Однако не замечать происходящих событий он, конечно, не мог. В январе 1880 года он записал в дневнике:
Говорят, ночью у Зимнего дворца нашли подозрительного человека. На нем было шесть револьверов, он признался, что получил поручение проникнуть во дворец. Говорят, что он помешан…
Все это не было, к сожалению, пустыми домыслами. Одного злоумышленника схватили, но дело его продолжил другой. 5 февраля на Салтыковской лестнице Зимнего дворца прогремел взрыв, организованный работавшим здесь столяром Степаном Халтуриным. Это было пятое по счету покушение на государя. Как раз в этот момент он вместе с цесаревичем, братом императрицы принцем Александром Гессенским, великими князьями Владимиром, Алексеем, Сергеем и Павлом подходил к дверям, ведущим в столовую. Страшный удар сотряс стены и пол, близлежащие комнаты заполнились дымом и смрадом.

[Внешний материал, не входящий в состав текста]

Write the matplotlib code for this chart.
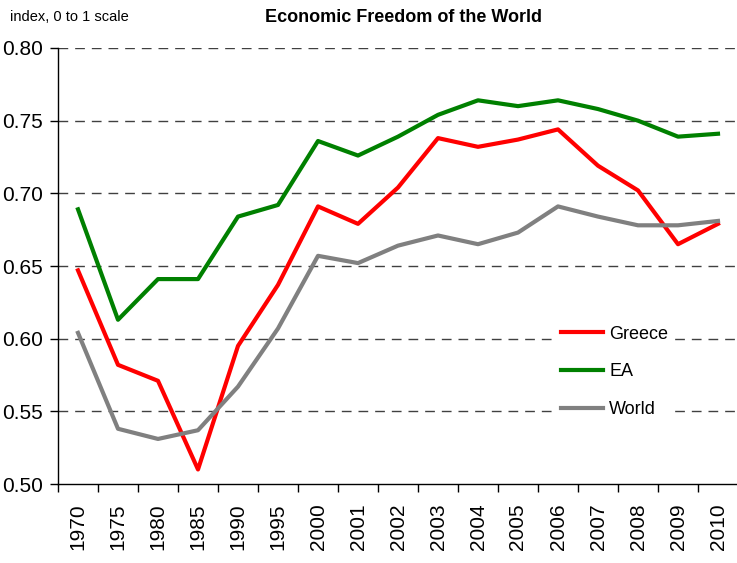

Сначала никто из присутствующих не понял, в чем дело. Думали, что люстра сорвалась с крюка и упала на пол. Но через несколько минут ситуация прояснилась. В караульном помещении, находившемся под столовой, в результате взрыва было убито десять человек дворцовой охраны, сорок четыре солдата ранено.
Как это ни покажется странным, «государь остался совершенно спокоен, сел обедать, а вечером играл, как всегда, в карты». Великий князь Константин не высказывает в дневнике возмущения таким равнодушием самодержца к разыгравшейся чуть ли не на его глазах трагедии, он лишь беспристрастно фиксирует спокойствие Александра. Пройдет пятнадцать лет, и, увидев такое же отношение Николая II к Ходынской катастрофе, он будет гораздо более резок и категоричен в оценке поведения императора.
А пока… По Санкт-Петербургу поползли слухи – один страшнее другого: на очереди взрыв Исаакиевского собора, город останется без водоснабжения, террористы хотят уничтожить всех Романовых… Находились и такие, кто готов был возложить вину за случившееся на отца Константина – великого князя Константина Николаевича. Говорили, что «этот демократ» знал о готовящемся на государя покушении и специально уехал в Кронштадт, чтобы при поддержке верных ему флотских офицеров объявить себя после гибели старшего брата императором.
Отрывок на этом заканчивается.